Masking sensitive fields in a dataset using the Mask Snap

This example demonstrates how to use the Mask Snap to hide sensitive fields in a dataset before passing it to an external party.

The pipeline uses the Mask Snap to anonymize or remove sensitive data from a demographic dataset of Oscar award winners. Though the dataset is public, this example simulates scenarios where organizations need to mask confidential data before external sharing.

Download this pipeline.

Read and parse the input CSV dataset.

The input dataset is a demographic of Best Director Oscar award winners from 1927–1976. The File Reader Snap reads the CSV file, which is parsed using the CSV Parser Snap.
Configure the Mask Snap to apply masking rules.
The Snap is configured with three policies to mask the following fields:
- $date_of_birth: Replaced with the first day of the year using Start of Year mask method.
- $bio_url: Deleted using a Recursive search and a regex match for HTTP/HTTPS URLs.
- $person: Replaced with static text "Winner name is masked".
The Mask Snap uses different search modes for different use cases:
- Exact Path for $date_of_birth and $person, where fields are known and not nested.
- Recursive mode for $bio_url, when field location is uncertain or nested.
Review the masked dataset in the output preview.
The Snap applies all configured masking rules.
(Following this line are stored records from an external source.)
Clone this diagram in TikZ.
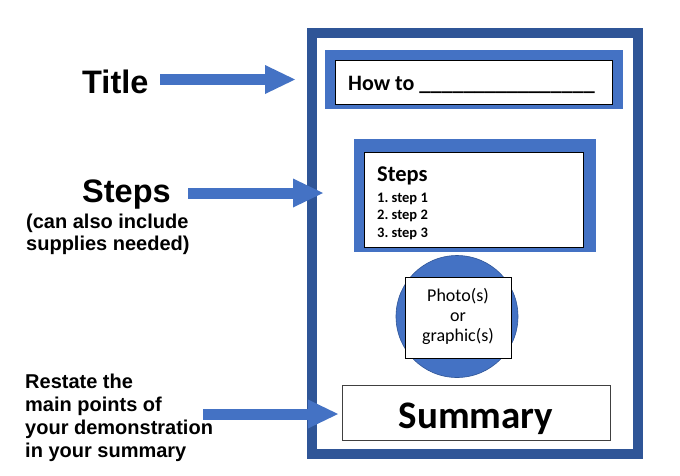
\documentclass[tikz,border=0pt]{standalone}
\usepackage{fontspec}
\setmainfont{Carlito}
\newfontfamily\arialfont{Liberation Sans}
\usetikzlibrary{arrows.meta}
\definecolor{framecol}{HTML}{2F5597}
\definecolor{boxblue}{HTML}{4472C4}
\definecolor{arrowblue}{HTML}{4472C4}
\definecolor{sumborder}{HTML}{404040}
\frenchspacing
\begin{document}
\begin{tikzpicture}[x=1pt,y=-1pt,
  lbl/.style={inner sep=0pt, anchor=base west, font=\arialfont\bfseries\fontsize{20}{20}\selectfont},
  biglbl/.style={inner sep=0pt, anchor=base west, font=\arialfont\bfseries\fontsize{32.5}{32.5}\selectfont},
  intext/.style={inner sep=0pt, anchor=base west},
  bigarrow/.style={draw=arrowblue, line width=11pt, -{Triangle[length=30pt,width=29pt,line width=0pt]}},
  bluebox/.style={fill=boxblue, draw=none, inner sep=0pt, anchor=north west},
  whitebox/.style={fill=white, draw=black, line width=0.8pt, inner sep=0pt, anchor=north west}]
\useasboundingbox[fill=white] (0,0) rectangle (680,475);

% outer frame
\draw[framecol, line width=10pt] (312,33) rectangle (638,454);

% title box
\node[bluebox, minimum width=298pt, minimum height=59pt] (tout) at (325,50) {};
\node[whitebox, minimum width=277pt, minimum height=44pt] (tin) at (335,60) {};
\node[intext, font=\bfseries\fontsize{22}{22}\selectfont] (howto) at (348,90) {How to \_\_\_\_\_\_\_\_\_\_\_\_\_\_\_\_};

% steps box
\node[bluebox, minimum width=242pt, minimum height=113pt] (sout) at (354,139) {};
\node[whitebox, minimum width=219pt, minimum height=95pt] (sin) at (364,152) {};
\node[intext, font=\bfseries\fontsize{22.5}{22.5}\selectfont] (stepshead) at (377,181) {Steps};
\node[intext, font=\bfseries\fontsize{14.5}{14.5}\selectfont] (s1) at (377,202) {1. step 1};
\node[intext, font=\bfseries\fontsize{14.5}{14.5}\selectfont] (s2) at (377,219.5) {2. step 2};
\node[intext, font=\bfseries\fontsize{14.5}{14.5}\selectfont] (s3) at (377,237) {3. step 3};

% photo circle and box
\node[circle, fill=boxblue, draw=framecol, line width=0.6pt, minimum size=122pt, inner sep=0pt] (circ) at (457,316.5) {};
\node[whitebox, minimum width=106pt, minimum height=81pt] (photo) at (405,277) {};
\node[inner sep=0pt, anchor=base, font=\fontsize{18}{18}\selectfont] (ph1) at (458,301) {Photo(s)};
\node[inner sep=0pt, anchor=base, font=\fontsize{18}{18}\selectfont] (ph2) at (458,321) {or};
\node[inner sep=0pt, anchor=base, font=\fontsize{18}{18}\selectfont] (ph3) at (458,341) {graphic(s)};

% summary box
\node[whitebox, draw=sumborder, minimum width=268pt, minimum height=55pt] (sum) at (342,385) {};
\node[inner sep=0pt, anchor=base, font=\bfseries\fontsize{39}{39}\selectfont] (sumtext) at (476,428) {Summary};

% left labels
\node[biglbl] (ltitle) at (82,93) {Title};
\node[biglbl] (lsteps) at (82,202) {Steps};
\node[lbl] (lsteps1) at (26,228) {(can also include};
\node[lbl] (lsteps2) at (26,250) {supplies needed)};
\node[lbl] (r1) at (25,388) {Restate the};
\node[lbl] (r2) at (25,411) {main points of};
\node[lbl] (r3) at (25,434) {your demonstration};
\node[lbl] (r4) at (25,457) {in your summary};

% arrows
\coordinate (a1s) at (160,79.5);
\coordinate (a1e) at (295,79.5);
\coordinate (a2s) at (188,193);
\coordinate (a2e) at (323,193);
\coordinate (a3s) at (203,414);
\coordinate (a3e) at (338,414);
\draw[bigarrow] (a1s) -- (a1e);
\draw[bigarrow] (a2s) -- (a2e);
\draw[bigarrow] (a3s) -- (a3e);
\end{tikzpicture}
\end{document}
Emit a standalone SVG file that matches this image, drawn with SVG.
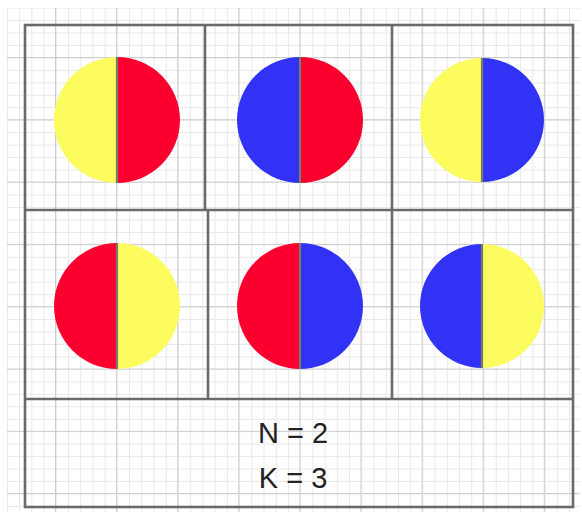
<svg xmlns="http://www.w3.org/2000/svg" width="582" height="512" viewBox="0 0 582 512">
  <defs>
    <pattern id="minor" patternUnits="userSpaceOnUse" x="6.9" y="7.6" width="12.22" height="12.46">
      <path d="M0.5 0V12.46M0 0.5H12.22" fill="none" stroke="#e8e8e8" stroke-width="1"/>
    </pattern>
    <pattern id="major" patternUnits="userSpaceOnUse" x="-6.1" y="-5.3" width="61.1" height="62.3">
      <path d="M0 0V62.3M0 0H61.1" fill="none" stroke="#cdcdcd" stroke-width="2"/>
    </pattern>
    <clipPath id="L"><rect x="-100" y="-100" width="100" height="200"/></clipPath>
    <clipPath id="R"><rect x="0" y="-100" width="100" height="200"/></clipPath>
  </defs>
  <style>
    .frame{fill:none;stroke:#6a6a6a;stroke-width:2.6}
    .y{fill:#fdfc5e}
    .r{fill:#fb002e}
    .b{fill:#3232f6}
    .edge{fill:none;stroke:#ffffff;stroke-opacity:0.35;stroke-width:1}
    .mid{stroke:#7a7a6a;stroke-width:2.2}
    .t{font-family:"Liberation Sans",Arial,sans-serif;font-size:29px;fill:#222;text-anchor:middle}
  </style>
  <rect width="582" height="512" fill="#ffffff"/>
  <g id="grid">
    <rect x="7" y="8" width="573" height="504" fill="url(#minor)"/>
    <rect x="7" y="8" width="573" height="504" fill="url(#major)"/>
  </g>
  <g id="frame">
    <rect class="frame" x="25" y="25" width="548" height="482"/>
    <line class="frame" x1="25" y1="210" x2="573" y2="210"/>
    <line class="frame" x1="25" y1="399" x2="573" y2="399"/>
    <line class="frame" x1="205" y1="25" x2="205" y2="210"/>
    <line class="frame" x1="392" y1="25" x2="392" y2="210"/>
    <line class="frame" x1="208" y1="210" x2="208" y2="399"/>
    <line class="frame" x1="392" y1="210" x2="392" y2="399"/>
  </g>
  <g id="c1" transform="translate(117,120)">
    <circle r="63" class="y" clip-path="url(#L)"/><circle r="63" class="r" clip-path="url(#R)"/>
    <line class="mid" x1="0" y1="-63" x2="0" y2="63"/>
  </g>
  <g id="c2" transform="translate(300,120)">
    <circle r="63" class="b" clip-path="url(#L)"/><circle r="63" class="r" clip-path="url(#R)"/>
    <line class="mid" x1="0" y1="-63" x2="0" y2="63"/>
  </g>
  <g id="c3" transform="translate(482,120)">
    <circle r="62" class="y" clip-path="url(#L)"/><circle r="62" class="b" clip-path="url(#R)"/>
    <line class="mid" x1="0" y1="-62" x2="0" y2="62"/>
  </g>
  <g id="c4" transform="translate(117,306)">
    <circle r="63" class="r" clip-path="url(#L)"/><circle r="63" class="y" clip-path="url(#R)"/>
    <line class="mid" x1="0" y1="-63" x2="0" y2="63"/>
  </g>
  <g id="c5" transform="translate(300,306)">
    <circle r="63" class="r" clip-path="url(#L)"/><circle r="63" class="b" clip-path="url(#R)"/>
    <line class="mid" x1="0" y1="-63" x2="0" y2="63"/>
  </g>
  <g id="c6" transform="translate(482,306)">
    <circle r="62" class="b" clip-path="url(#L)"/><circle r="62" class="y" clip-path="url(#R)"/>
    <line class="mid" x1="0" y1="-62" x2="0" y2="62"/>
  </g>
  <g id="label">
    <text class="t" x="293" y="443">N = 2</text>
    <text class="t" x="293" y="488">K = 3</text>
  </g>
</svg>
The result is:
- $date_of_birth is replaced with the first day of the birth year (e.g., 1895-01-01).
- $bio_url field is removed from the output entirely.
- $person field is replaced with "Winner name is masked".
Convert the masked data back to CSV format and write to file.

The output from the Mask Snap is passed to the CSV Formatter Snap for formatting and then written using the File Writer Snap.

To successfully reuse pipelines:

Download and import the pipeline in to the SnapLogic Platform.
Configure Snap accounts, as applicable.
Provide pipeline parameters, as applicable.